Ask HN: Review my startup - curenote

My startup is http://curenote.com. It's a social health site that allows people to ask and answer different health questions.<p>People can share what they did to cure them of an illness, share what their doctor told them or share certain symptoms they may experience. It's a great way of getting information form others before and after seeing the doctor.
======
huhtenberg
<quote>

 _I’m a 17 year old male, 140-150 pounds and 6 feet tall. Lately I’ve been
experience pains and what appear to be some kind of mass in my RIGHT
breast/nipple area. It hurts A LOT when I put pressure on it, or if I’m
playing guitar and the body of the guitar presses against it. I’ve had an
inverted nipple (I think that’s what it is?) as long as I can remember on my
LEFT breast._

 _I’ve checked several websites on the internet and I’m not sure what to
believe. I was wondering if someone could offer some advice before I go see a
doctor?_

</quote>

\---

And the only right answer to this question is... right!... "go see a doctor."
Blind leading a blind is rarely a good thing, and it is an especially bad idea
when it is concerned with one's health.

------
evilduck
I skimmed the front page of questions and answers, it looks more like "Yahoo
Answers: Health" than "Mayo Clinic: Social". Trust is going to be a problem.

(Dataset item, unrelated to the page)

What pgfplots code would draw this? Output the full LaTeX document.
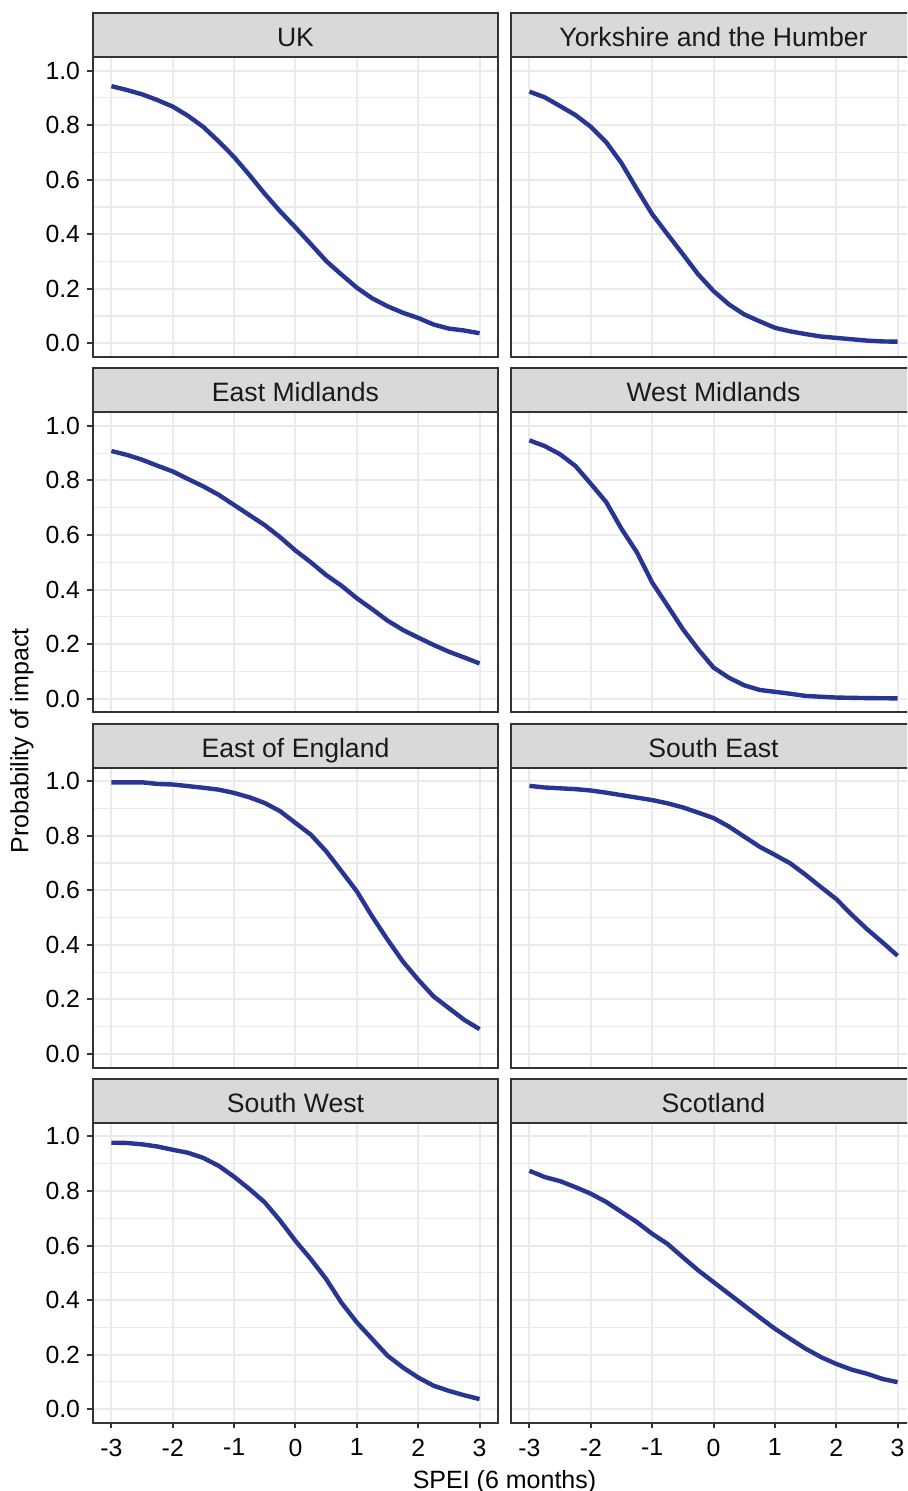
\documentclass[border=0pt]{standalone}
\usepackage{fontspec}
\setmainfont{Liberation Sans}
\usepackage{pgfplots}
\pgfplotsset{compat=1.18}
\definecolor{linecol}{HTML}{283593}
\definecolor{gridcol}{HTML}{EBEBEB}
\definecolor{bordercol}{HTML}{333333}
\definecolor{stripcol}{HTML}{D9D9D9}
\definecolor{striptext}{HTML}{1A1A1A}
\newcommand\tickfont{\fontsize{12.4}{14}\selectfont}
\pgfplotsset{
  facet/.style={
    scale only axis, width=202.5pt, height=150pt, anchor=south west,
    xmin=-3.3, xmax=3.3, ymin=-0.05, ymax=1.05,
    xtick={-3,-2,-1,0,1,2,3}, ytick={0,0.2,0.4,0.6,0.8,1},
    minor ytick={0.1,0.3,0.5,0.7,0.9},
    xmajorgrids, ymajorgrids, yminorgrids,
    major grid style={draw=gridcol, line width=1pt},
    minor grid style={draw=gridcol, line width=0.6pt},
    axis line style={draw=bordercol, line width=1pt},
    tick align=outside, tick pos=left,
    major tick length=2.8pt, minor tick length=0pt,
    xticklabels={}, yticklabels={},
    every axis title shift=0pt,
    title style={at={(0.5,1)}, anchor=south, yshift=0pt, fill=stripcol, draw=bordercol,
      line width=1pt, minimum width=202.5pt, minimum height=22pt, inner sep=0pt, outer sep=0pt,
      text height=12pt, text depth=0.3pt, font=\fontsize{13.3}{15}\selectfont, text=striptext},
  },
  curve/.style={draw=linecol, line width=2.2pt, mark=none, line join=round},
  showy/.style={yticklabels={0.0,0.2,0.4,0.6,0.8,1.0},
    yticklabel style={font=\tickfont, inner sep=0pt, anchor=east, text=black, xshift=-3.5pt},
    ytick style={draw=bordercol, line width=1pt}},
  noy/.style={ytick style={draw=none}},
  showx/.style={xticklabels={-3,-2,-1,0,1,2,3},
    xticklabel style={font=\tickfont, inner sep=0pt, anchor=north, text=black, yshift=-5pt},
    xtick style={draw=bordercol, line width=1pt}},
  nox/.style={xtick style={draw=none}},
}
\begin{document}
\begin{tikzpicture}
\useasboundingbox (0,0) rectangle (453.5pt,745.5pt);
\clip (0,0) rectangle (453.5pt,745.5pt);
% Row 1
\begin{axis}[facet, showy, nox, at={(46.5pt,567pt)}, title={UK}]
\addplot[curve] coordinates {(-3,0.943) (-2.75,0.929) (-2.5,0.913) (-2.25,0.892) (-2,0.868) (-1.75,0.834) (-1.5,0.793) (-1.25,0.740) (-1,0.683) (-0.75,0.617) (-0.5,0.548) (-0.25,0.484) (0,0.425) (0.25,0.364) (0.5,0.302) (0.75,0.252) (1,0.204) (1.25,0.165) (1.5,0.136) (1.75,0.112) (2,0.093) (2.25,0.069) (2.5,0.054) (2.75,0.047) (3,0.037)};
\end{axis}
\begin{axis}[facet, noy, nox, at={(255.5pt,567pt)}, title={Yorkshire and the Humber}]
\addplot[curve] coordinates {(-3,0.923) (-2.75,0.902) (-2.5,0.870) (-2.25,0.837) (-2,0.794) (-1.75,0.738) (-1.5,0.661) (-1.25,0.566) (-1,0.474) (-0.75,0.400) (-0.5,0.327) (-0.25,0.253) (0,0.192) (0.25,0.143) (0.5,0.106) (0.75,0.081) (1,0.057) (1.25,0.044) (1.5,0.034) (1.75,0.025) (2,0.020) (2.25,0.015) (2.5,0.010) (2.75,0.007) (3,0.006)};
\end{axis}
% Row 2
\begin{axis}[facet, showy, nox, at={(46.5pt,389.35pt)}, title={East Midlands}]
\addplot[curve] coordinates {(-3,0.908) (-2.75,0.894) (-2.5,0.876) (-2.25,0.854) (-2,0.833) (-1.75,0.805) (-1.5,0.778) (-1.25,0.747) (-1,0.710) (-0.75,0.673) (-0.5,0.636) (-0.25,0.592) (0,0.543) (0.25,0.500) (0.5,0.453) (0.75,0.414) (1,0.368) (1.25,0.328) (1.5,0.286) (1.75,0.252) (2,0.224) (2.25,0.197) (2.5,0.172) (2.75,0.151) (3,0.129)};
\end{axis}
\begin{axis}[facet, noy, nox, at={(255.5pt,389.35pt)}, title={West Midlands}]
\addplot[curve] coordinates {(-3,0.947) (-2.75,0.926) (-2.5,0.896) (-2.25,0.853) (-2,0.788) (-1.75,0.721) (-1.5,0.623) (-1.25,0.537) (-1,0.426) (-0.75,0.341) (-0.5,0.255) (-0.25,0.181) (0,0.114) (0.25,0.077) (0.5,0.049) (0.75,0.032) (1,0.025) (1.25,0.018) (1.5,0.010) (1.75,0.007) (2,0.004) (2.5,0.002) (3,0.001)};
\end{axis}
% Row 3
\begin{axis}[facet, showy, nox, at={(46.5pt,211.7pt)}, title={East of England}]
\addplot[curve] coordinates {(-3,0.996) (-2.5,0.996) (-2.25,0.990) (-2,0.988) (-1.75,0.982) (-1.5,0.976) (-1.25,0.969) (-1,0.957) (-0.75,0.941) (-0.5,0.920) (-0.25,0.890) (0,0.847) (0.25,0.804) (0.5,0.743) (0.75,0.670) (1,0.596) (1.25,0.504) (1.5,0.419) (1.75,0.339) (2,0.272) (2.25,0.211) (2.5,0.168) (2.75,0.125) (3,0.091)};
\end{axis}
\begin{axis}[facet, noy, nox, at={(255.5pt,211.7pt)}, title={South East}]
\addplot[curve] coordinates {(-3,0.983) (-2.75,0.977) (-2.5,0.974) (-2.25,0.971) (-2,0.966) (-1.75,0.958) (-1.5,0.949) (-1.25,0.940) (-1,0.931) (-0.75,0.919) (-0.5,0.904) (-0.25,0.885) (0,0.865) (0.25,0.834) (0.5,0.797) (0.75,0.760) (1,0.730) (1.25,0.699) (1.5,0.657) (1.75,0.612) (2,0.568) (2.25,0.511) (2.5,0.458) (2.75,0.410) (3,0.360)};
\end{axis}
% Row 4
\begin{axis}[facet, showy, showx, at={(46.5pt,34.1pt)}, title={South West}]
\addplot[curve] coordinates {(-3,0.977) (-2.75,0.976) (-2.5,0.971) (-2.25,0.963) (-2,0.951) (-1.75,0.940) (-1.5,0.921) (-1.25,0.892) (-1,0.852) (-0.75,0.807) (-0.5,0.758) (-0.25,0.691) (0,0.617) (0.25,0.550) (0.5,0.477) (0.75,0.390) (1,0.318) (1.25,0.257) (1.5,0.196) (1.75,0.153) (2,0.116) (2.25,0.086) (2.5,0.067) (2.75,0.051) (3,0.037)};
\end{axis}
\begin{axis}[facet, noy, showx, at={(255.5pt,34.1pt)}, title={Scotland}]
\addplot[curve] coordinates {(-3,0.874) (-2.75,0.851) (-2.5,0.836) (-2.25,0.814) (-2,0.790) (-1.75,0.760) (-1.5,0.723) (-1.25,0.686) (-1,0.643) (-0.75,0.606) (-0.5,0.557) (-0.25,0.509) (0,0.466) (0.25,0.423) (0.5,0.380) (0.75,0.337) (1,0.295) (1.25,0.258) (1.5,0.222) (1.75,0.191) (2,0.166) (2.25,0.145) (2.5,0.130) (2.75,0.111) (3,0.099)};
\end{axis}
\node[rotate=90, font=\fontsize{12.5}{15}\selectfont] at (11pt,375pt) {Probability of impact};
\node[anchor=base, font=\fontsize{12.5}{15}\selectfont] at (252.25pt,1.5pt) {SPEI (6 months)};
\end{tikzpicture}
\end{document}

Also, this is essentially a StackExchange type site, and if you search their
Area51 page for medicine and health, there seems to be minimal interest over
there.

------
TMK
It is not great way to gather information about illnesses because when those
people googling for information about illness go actually to meet the doctors
they tend to know their illness better than the doctor when the doctor in
reality knows it better than non-trained sick person. This is already
happening in here and it's making the job of real doctors harder because they
have to prove the patients information wrong.

Though yes this might create cheaper option for basic health care in the US
where it is not already paid by taxes.